Da wir auf diese Einladungen keine Resonanz erhielten, wandten wir uns an den Landessuperintendenten als neutrale Vermittlerperson, um überhaupt noch eine Gesprächsmöglichkeit zu schaffen.

Was sind das aber für Volksvertreter, die sich einen Dreck um die Belange der Bürger kümmern?

Da wird lamentiert über die wachsende Staatsverdrossenheit, während gleichzeitig die Betroffenen zu härteren Maßnahmen, zu Handlungen, die als "Hausfriedensbruch" bezeichnet werden, gezwungen werden.

Aus dem Verhalten der Stadtvertreter geht klar hervor, dass diese Herren sich zwar alle vier Jahre wählen lassen, ihnen außerhalb des Wahlkampfes das Interesse ihrer Wähler jedoch egal ist. Hier wird die Demokratie begraben.
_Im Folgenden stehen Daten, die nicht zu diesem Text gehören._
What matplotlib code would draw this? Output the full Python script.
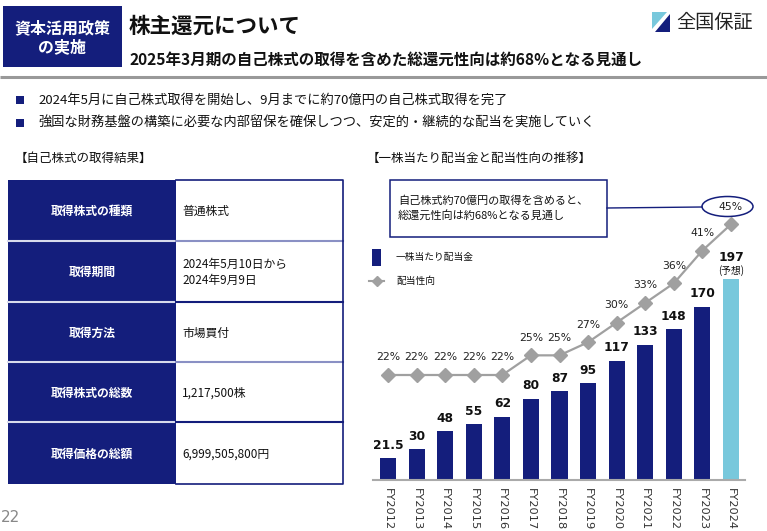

Es drängt sich der Schluss auf, dass die Ratssitzung am Donnerstag nur noch eine Farce ist und die Entscheidungen schon längst gefallen sind.

Wir schließen daraus: Wir müssen in Zukunft unsere Belange stärker als bisher selbst in die Hand nehmen und dürfen uns nicht mehr auf die sogenannten "Volks(ver)treter" verlassen.

Wichtige Termine im Kultur- und Kommunikationszentrum Klingenberg:

- Mittwoch, 24.12.1980, 20.00 Uhr: Weihnachtsfete mit Tom Curry & Pommes Frites

- Donnerstag, 25.12.1980: Ab 20.00 Uhr Kneipe

Freitag, 26.12.1980, 20.00 Uhr: Rock mit Sanitationservice / Hammerfest - zwischendurch Pantomine (Ulli Harder)

Wir bedanken uns bei allen, die uns unterstütz(t)en und wünschen "fröhliche" Weihnachten, insbesondere Erich!